(Bangkok) – The Malaysian authorities should end their prosecution of a local activist for her role in showing a documentary film without censorship board approval, Human Rights Watch said today. Malaysia’s Federal Court will hear Lena Hendry’s challenge to the constitutionality of the Film Censorship Act on September 14, 2015.

Hendry, a staff member of the human rights group Pusat KOMAS, was charged under the act for organizing a private screening of the award-winning documentary, “No Fire Zone: The Killing Fields of Sri Lanka,” on July 3, 2013, in Kuala Lumpur. If convicted, she faces up to three years in prison and a fine of up to RM30,000 (US$7,000).

Pusat KOMAS staff member Lena Hendry.

© Lena Hendry

“Prosecuting someone for the private showing of an award-winning film shows how determined Malaysian authorities are to stomp on the right to free expression,” said Phil Robertson, deputy Asia director. “The government should call off its intensifying assault on free expression and promptly amend the Film Censorship Act.”

Section 6 of Malaysia’s Film Censorship Act, under which Hendry is being prosecuted, prohibits the “circulation, distribution, display, production, sale, hire” or “possession” of any film, whether imported or domestically produced, without first obtaining approval from the government-appointed Board of Censors. The law defines “film” very broadly – and could potentially be applied to home videos or videos taken on a smartphone. Should the Federal Court, Malaysia’s highest, rule against Hendry, her case will proceed to trial.

Rather than acting like a ‘big brother’ to censor films Malaysians have a right to see, the government should change the law that allows this misuse of power. Malaysians should never have to fear arrest for organizing a film festival or going to watch a movie.

Phil Robertson

deputy Asia director

To date, the Film Censorship Act has been seldom invoked and Pusat KOMAS regularly screens films on politics, human rights, culture, and other issues without censorship board approval, with admission by pre-registration only. The charges against Hendry appear to have been primarily motivated by the Malaysian government’s desire to appease Sri Lankan embassy officials, who had publicly demanded that the film not be shown and visited the venue, the Kuala Lumpur Selangor Chinese Assembly Hall, on the day of the film’s showing to urge the venue’s managers to cancel the event. “No Fire Zone” concerns war crimes committed in the last months of Sri Lanka’s civil war, including Sri Lankan army artillery attacks that indiscriminately killed thousands of civilians and the extrajudicial executions of captured fighters and supporters of the secessionist Liberation Tigers of Tamil Eelam.

The authorities’ politically motivated prosecution of Hendry is contrary to internationally recognized standards for the protection of freedom of expression.
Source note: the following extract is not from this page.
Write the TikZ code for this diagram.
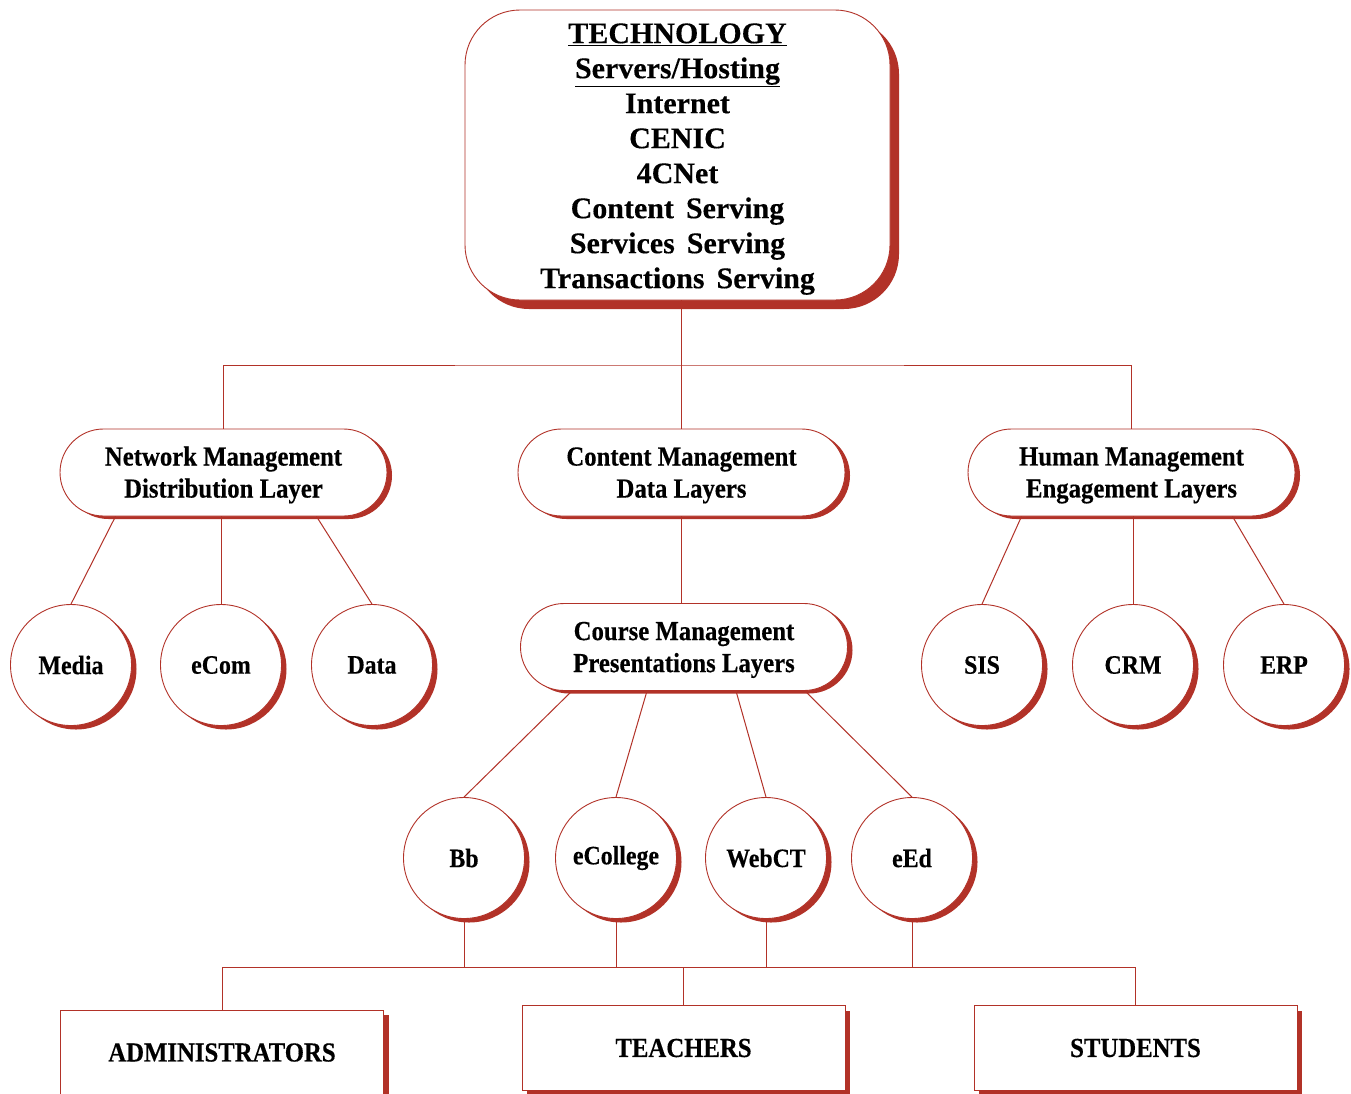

The imposition of criminal penalties for choosing to possess or show a film that the government has not previously approved is not necessary to protect national security, public order, public morals, or the rights and reputations of others, and imposes a disproportionate burden on a fundamental right.

“Rather than acting like a ‘big brother’ to censor films Malaysians have a right to see, the government should change the law that allows this misuse of power,” Robertson said. “Malaysians should never have to fear arrest for organizing a film festival or going to watch a movie.”